Omit pictures and quote the listing below line by line, from its start through the line that holds "import * as".

[Begin]

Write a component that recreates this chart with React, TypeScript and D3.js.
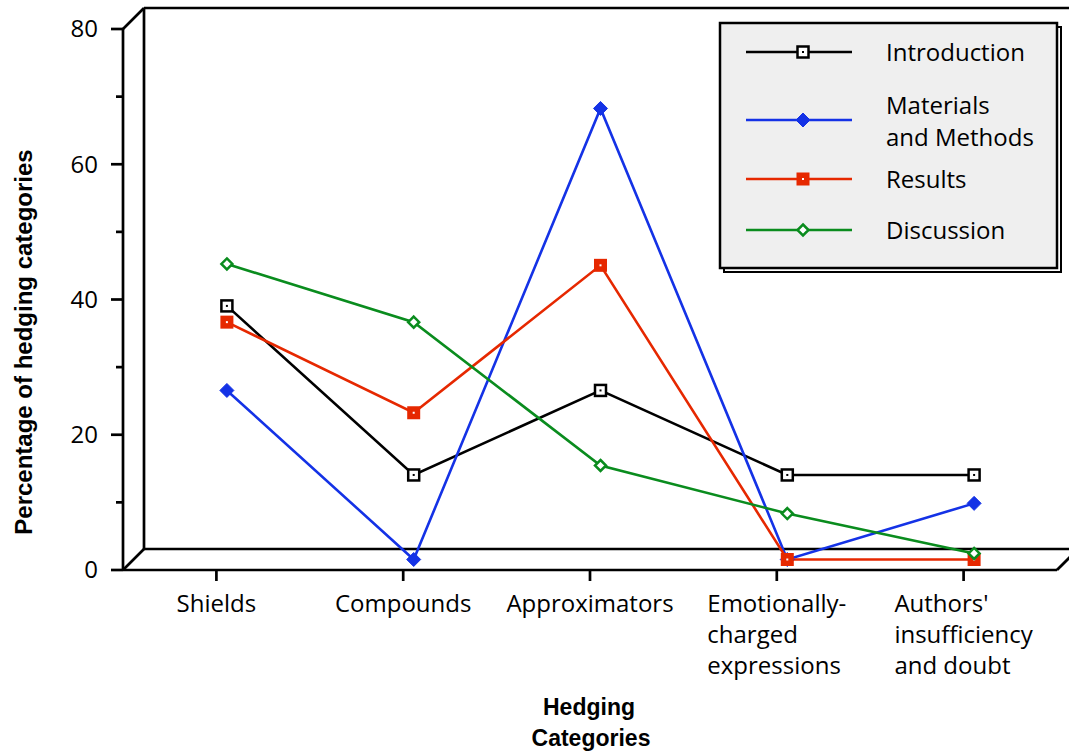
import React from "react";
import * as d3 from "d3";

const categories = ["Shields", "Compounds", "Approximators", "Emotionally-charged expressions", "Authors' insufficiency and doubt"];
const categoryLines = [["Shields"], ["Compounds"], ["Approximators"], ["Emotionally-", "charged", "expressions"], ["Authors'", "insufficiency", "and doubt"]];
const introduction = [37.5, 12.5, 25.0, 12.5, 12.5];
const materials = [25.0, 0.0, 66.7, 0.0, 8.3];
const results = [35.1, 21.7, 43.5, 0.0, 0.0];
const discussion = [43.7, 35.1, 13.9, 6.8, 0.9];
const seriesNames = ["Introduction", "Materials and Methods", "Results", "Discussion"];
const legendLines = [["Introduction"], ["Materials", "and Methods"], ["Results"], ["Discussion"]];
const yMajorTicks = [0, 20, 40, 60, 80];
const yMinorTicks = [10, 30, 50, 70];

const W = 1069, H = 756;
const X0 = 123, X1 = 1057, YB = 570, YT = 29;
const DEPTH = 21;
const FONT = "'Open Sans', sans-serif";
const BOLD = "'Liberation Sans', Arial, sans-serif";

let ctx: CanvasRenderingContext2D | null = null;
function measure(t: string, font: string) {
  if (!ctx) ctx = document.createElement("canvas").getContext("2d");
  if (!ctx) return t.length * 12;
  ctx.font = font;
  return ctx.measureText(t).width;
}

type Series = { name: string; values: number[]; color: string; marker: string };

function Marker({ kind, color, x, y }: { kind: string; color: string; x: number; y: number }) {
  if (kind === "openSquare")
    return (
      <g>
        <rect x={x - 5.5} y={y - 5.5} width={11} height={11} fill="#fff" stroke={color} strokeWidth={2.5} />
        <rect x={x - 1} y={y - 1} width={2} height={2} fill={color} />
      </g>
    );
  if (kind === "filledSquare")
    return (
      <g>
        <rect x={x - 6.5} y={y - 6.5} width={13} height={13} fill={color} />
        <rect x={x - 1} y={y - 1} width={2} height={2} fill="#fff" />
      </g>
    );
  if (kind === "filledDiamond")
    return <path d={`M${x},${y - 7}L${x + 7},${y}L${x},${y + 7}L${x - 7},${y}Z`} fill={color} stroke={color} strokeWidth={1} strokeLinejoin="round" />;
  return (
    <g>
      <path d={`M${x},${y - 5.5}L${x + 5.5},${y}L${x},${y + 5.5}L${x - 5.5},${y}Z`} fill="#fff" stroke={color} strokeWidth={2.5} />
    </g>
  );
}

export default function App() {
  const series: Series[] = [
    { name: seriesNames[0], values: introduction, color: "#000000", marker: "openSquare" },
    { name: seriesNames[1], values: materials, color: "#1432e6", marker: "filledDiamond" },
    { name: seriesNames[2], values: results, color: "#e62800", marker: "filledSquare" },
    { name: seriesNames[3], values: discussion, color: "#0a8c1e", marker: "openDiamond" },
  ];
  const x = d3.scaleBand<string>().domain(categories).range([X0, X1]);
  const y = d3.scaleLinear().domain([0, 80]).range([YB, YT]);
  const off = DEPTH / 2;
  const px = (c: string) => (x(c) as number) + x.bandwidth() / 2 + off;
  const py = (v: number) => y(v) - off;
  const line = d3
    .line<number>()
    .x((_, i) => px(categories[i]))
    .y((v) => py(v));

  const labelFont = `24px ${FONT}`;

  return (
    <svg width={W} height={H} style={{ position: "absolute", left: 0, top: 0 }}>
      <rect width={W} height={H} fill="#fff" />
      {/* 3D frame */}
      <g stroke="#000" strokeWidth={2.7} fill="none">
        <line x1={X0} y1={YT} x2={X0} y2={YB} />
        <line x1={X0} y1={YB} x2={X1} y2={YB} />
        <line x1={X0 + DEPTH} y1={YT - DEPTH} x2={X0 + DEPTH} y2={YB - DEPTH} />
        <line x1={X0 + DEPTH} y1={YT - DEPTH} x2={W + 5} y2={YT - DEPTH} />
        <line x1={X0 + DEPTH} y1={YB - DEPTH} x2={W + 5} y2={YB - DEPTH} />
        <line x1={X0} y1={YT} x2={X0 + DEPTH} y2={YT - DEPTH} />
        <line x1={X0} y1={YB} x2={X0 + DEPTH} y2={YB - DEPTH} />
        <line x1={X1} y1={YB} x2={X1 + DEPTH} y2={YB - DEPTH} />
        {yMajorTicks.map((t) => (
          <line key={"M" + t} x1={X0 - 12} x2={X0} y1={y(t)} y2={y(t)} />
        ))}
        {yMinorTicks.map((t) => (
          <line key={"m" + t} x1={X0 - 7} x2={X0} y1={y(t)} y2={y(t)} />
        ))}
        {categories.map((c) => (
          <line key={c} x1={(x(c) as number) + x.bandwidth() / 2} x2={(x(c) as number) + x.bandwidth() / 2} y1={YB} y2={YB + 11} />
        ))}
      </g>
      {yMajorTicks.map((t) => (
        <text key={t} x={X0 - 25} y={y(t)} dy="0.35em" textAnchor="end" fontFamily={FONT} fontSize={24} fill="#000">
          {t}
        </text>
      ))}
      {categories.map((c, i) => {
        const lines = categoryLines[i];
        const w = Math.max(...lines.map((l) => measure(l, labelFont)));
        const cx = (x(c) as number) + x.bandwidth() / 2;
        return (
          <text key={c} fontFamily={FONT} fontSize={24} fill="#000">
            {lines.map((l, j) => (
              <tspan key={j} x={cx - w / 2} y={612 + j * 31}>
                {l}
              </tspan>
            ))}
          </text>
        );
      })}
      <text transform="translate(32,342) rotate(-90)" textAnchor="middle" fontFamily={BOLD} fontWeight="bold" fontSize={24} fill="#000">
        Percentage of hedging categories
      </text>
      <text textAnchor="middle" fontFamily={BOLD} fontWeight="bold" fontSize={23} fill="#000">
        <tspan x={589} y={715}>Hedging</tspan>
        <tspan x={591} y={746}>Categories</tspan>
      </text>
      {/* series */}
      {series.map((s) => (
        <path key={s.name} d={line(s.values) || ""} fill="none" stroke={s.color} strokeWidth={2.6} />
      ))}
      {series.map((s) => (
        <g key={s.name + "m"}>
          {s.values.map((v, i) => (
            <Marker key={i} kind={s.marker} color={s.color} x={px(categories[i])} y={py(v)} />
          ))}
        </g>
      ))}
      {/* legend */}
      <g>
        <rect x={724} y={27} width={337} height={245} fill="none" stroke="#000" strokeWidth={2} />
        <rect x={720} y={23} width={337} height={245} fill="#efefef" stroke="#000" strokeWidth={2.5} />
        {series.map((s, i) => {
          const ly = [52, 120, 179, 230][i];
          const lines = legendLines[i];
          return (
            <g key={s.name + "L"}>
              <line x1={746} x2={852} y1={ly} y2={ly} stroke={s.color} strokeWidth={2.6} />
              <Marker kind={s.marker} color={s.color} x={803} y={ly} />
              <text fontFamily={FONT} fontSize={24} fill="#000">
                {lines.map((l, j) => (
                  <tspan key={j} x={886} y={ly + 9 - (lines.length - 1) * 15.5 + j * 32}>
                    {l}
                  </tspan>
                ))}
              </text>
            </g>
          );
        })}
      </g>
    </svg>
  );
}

[End]

> **Response to this task**
Write a component that recreates this chart with React, TypeScript and D3.js.
import React from "react";
import * as d3 from "d3";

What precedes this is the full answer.